Stated goal ->
Search the material below for the string "size" and extract each line that has it.

Supplied material ->
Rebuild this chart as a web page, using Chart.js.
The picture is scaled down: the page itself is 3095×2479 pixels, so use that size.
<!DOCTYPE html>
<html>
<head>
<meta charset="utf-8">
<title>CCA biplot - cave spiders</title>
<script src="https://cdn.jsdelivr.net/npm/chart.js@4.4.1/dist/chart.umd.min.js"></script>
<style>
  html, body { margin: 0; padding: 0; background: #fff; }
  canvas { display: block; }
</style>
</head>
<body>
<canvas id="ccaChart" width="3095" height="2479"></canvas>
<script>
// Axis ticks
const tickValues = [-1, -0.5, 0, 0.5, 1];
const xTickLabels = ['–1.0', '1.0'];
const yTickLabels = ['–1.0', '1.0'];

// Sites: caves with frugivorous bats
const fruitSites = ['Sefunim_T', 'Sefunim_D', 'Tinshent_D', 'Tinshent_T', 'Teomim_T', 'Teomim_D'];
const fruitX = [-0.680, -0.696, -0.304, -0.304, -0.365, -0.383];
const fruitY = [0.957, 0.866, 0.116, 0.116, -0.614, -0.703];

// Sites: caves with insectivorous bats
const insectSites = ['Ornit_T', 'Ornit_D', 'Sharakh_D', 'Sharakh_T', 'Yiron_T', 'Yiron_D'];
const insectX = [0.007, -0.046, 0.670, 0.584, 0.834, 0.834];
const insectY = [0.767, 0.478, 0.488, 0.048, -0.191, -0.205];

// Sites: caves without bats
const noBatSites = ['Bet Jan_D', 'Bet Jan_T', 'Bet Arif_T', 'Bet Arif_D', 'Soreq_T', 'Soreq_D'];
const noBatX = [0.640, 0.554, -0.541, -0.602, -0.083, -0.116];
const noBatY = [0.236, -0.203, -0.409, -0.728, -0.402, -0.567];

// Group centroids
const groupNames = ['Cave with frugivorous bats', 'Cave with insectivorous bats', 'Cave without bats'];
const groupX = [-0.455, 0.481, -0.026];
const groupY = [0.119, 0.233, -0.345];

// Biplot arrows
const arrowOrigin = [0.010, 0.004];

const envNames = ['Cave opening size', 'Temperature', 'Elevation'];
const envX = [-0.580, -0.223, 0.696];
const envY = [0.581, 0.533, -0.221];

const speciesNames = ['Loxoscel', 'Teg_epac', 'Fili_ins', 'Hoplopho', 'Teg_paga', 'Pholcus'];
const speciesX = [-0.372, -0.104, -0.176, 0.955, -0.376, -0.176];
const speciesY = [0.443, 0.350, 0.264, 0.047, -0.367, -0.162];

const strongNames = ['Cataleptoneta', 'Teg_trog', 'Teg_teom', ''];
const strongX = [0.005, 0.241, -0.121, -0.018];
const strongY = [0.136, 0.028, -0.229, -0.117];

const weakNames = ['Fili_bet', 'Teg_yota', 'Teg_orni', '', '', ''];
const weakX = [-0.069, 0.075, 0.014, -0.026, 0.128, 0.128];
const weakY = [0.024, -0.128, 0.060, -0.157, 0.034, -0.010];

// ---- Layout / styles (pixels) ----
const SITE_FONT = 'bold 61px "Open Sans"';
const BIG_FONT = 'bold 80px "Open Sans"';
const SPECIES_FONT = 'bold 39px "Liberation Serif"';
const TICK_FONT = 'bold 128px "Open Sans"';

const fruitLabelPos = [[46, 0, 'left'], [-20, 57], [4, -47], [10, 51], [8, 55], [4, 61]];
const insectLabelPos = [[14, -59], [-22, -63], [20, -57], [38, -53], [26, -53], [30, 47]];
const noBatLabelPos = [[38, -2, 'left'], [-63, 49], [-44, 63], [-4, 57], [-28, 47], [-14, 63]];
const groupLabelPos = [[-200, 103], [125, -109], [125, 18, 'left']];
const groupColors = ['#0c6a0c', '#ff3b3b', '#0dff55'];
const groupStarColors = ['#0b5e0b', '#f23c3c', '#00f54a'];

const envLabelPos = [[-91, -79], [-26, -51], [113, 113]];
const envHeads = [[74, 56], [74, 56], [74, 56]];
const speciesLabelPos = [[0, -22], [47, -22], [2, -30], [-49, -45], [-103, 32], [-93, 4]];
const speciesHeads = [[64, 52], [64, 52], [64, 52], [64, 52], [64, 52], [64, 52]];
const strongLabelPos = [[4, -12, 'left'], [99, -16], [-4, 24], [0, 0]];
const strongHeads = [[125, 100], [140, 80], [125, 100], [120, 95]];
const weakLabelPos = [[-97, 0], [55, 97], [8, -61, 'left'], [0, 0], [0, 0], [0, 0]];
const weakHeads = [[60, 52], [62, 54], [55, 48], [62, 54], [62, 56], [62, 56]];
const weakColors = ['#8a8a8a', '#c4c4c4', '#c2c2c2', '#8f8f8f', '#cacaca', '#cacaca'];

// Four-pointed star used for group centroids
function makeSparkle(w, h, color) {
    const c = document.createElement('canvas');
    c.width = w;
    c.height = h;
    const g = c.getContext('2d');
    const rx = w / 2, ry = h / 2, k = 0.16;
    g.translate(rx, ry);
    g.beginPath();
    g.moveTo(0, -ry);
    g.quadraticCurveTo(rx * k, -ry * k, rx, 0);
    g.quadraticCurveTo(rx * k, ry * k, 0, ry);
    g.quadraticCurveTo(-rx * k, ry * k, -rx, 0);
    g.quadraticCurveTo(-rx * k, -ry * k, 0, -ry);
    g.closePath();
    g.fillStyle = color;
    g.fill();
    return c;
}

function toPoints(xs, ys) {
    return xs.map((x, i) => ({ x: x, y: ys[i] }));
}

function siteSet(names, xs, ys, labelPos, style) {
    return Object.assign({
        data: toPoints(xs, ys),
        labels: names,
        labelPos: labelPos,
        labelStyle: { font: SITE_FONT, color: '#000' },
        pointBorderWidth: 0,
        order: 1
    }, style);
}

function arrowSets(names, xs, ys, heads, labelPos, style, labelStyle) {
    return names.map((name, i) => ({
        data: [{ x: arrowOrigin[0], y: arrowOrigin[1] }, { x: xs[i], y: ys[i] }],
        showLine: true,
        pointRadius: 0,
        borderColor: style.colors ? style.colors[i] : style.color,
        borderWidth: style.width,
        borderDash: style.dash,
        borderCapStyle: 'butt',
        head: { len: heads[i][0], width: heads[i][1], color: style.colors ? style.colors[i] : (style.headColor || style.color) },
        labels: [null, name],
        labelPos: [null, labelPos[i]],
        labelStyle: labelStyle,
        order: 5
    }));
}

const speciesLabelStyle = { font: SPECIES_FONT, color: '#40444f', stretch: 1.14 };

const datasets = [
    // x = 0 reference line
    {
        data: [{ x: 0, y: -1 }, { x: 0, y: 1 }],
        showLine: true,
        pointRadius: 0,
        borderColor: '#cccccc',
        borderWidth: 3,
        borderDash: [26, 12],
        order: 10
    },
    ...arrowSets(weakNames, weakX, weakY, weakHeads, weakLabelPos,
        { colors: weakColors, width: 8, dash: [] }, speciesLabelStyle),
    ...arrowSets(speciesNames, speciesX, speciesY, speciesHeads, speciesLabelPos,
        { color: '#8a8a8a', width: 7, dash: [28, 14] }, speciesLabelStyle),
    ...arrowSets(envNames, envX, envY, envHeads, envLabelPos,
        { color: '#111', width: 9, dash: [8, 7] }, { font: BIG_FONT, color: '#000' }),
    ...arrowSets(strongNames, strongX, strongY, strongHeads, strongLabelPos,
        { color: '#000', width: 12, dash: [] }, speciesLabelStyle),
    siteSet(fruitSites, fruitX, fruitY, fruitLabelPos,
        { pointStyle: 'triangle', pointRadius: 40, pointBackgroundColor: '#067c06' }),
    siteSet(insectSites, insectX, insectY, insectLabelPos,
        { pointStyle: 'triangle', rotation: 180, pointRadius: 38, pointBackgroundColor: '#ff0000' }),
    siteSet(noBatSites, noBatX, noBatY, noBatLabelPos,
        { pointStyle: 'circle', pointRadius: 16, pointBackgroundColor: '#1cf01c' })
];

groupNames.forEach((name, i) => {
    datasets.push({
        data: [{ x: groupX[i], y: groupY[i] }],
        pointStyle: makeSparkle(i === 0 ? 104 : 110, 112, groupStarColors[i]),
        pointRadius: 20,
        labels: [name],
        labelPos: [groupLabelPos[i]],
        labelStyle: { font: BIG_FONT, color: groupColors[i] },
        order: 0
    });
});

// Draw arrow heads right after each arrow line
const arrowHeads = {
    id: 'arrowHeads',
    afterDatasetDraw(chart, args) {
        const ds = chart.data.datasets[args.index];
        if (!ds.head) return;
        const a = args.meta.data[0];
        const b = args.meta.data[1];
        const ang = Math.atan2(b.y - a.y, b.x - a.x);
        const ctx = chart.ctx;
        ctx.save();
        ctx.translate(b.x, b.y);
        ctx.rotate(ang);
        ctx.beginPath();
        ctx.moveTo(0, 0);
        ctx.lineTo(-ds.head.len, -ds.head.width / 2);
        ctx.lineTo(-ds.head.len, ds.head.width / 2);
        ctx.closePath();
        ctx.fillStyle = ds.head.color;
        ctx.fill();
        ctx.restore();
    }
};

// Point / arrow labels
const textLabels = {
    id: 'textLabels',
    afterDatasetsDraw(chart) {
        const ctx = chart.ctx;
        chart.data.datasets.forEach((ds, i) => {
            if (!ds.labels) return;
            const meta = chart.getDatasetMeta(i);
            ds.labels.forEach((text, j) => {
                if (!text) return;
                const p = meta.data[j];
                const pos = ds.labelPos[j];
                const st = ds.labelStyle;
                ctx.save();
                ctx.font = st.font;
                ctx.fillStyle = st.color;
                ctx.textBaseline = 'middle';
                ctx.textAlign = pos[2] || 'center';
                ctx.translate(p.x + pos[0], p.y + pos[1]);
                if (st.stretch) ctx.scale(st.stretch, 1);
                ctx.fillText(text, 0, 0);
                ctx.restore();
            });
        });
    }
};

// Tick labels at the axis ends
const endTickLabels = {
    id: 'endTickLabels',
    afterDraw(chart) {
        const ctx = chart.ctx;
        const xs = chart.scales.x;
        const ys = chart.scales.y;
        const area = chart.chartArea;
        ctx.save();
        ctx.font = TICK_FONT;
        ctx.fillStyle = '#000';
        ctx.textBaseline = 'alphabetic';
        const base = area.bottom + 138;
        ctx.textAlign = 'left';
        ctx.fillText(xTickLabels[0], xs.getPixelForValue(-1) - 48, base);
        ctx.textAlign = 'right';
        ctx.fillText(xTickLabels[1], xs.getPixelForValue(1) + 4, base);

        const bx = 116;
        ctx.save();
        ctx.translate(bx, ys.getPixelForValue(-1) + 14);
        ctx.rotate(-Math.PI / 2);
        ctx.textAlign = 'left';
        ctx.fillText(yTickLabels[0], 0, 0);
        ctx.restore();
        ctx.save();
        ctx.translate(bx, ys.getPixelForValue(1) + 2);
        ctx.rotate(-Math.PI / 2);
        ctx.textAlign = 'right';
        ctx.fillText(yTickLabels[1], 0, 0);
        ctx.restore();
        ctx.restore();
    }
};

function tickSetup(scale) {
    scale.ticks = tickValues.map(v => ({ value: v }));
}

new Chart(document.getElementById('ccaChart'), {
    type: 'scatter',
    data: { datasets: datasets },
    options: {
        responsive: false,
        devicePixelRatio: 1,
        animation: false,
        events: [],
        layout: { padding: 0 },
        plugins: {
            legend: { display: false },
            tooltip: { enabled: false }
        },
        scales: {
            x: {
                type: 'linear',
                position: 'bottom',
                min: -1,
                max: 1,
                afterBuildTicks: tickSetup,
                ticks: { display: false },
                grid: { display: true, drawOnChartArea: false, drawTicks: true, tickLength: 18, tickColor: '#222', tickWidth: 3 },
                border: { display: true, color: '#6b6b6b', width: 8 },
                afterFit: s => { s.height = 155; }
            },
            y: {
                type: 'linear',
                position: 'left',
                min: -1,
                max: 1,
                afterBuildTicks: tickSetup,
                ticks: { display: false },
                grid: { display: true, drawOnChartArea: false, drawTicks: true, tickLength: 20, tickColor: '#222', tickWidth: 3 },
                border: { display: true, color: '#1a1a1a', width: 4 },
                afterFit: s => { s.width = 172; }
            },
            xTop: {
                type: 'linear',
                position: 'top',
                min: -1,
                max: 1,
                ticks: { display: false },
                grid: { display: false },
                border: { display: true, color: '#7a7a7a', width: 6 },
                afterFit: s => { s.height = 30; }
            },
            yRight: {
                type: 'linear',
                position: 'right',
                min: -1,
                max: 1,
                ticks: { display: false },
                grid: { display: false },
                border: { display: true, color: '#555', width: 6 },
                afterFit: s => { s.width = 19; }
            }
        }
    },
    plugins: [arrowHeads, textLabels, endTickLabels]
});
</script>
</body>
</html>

Answer in full ->
The picture is scaled down: the page itself is 3095×2479 pixels, so use that size.
const envNames = ['Cave opening size', 'Temperature', 'Elevation'];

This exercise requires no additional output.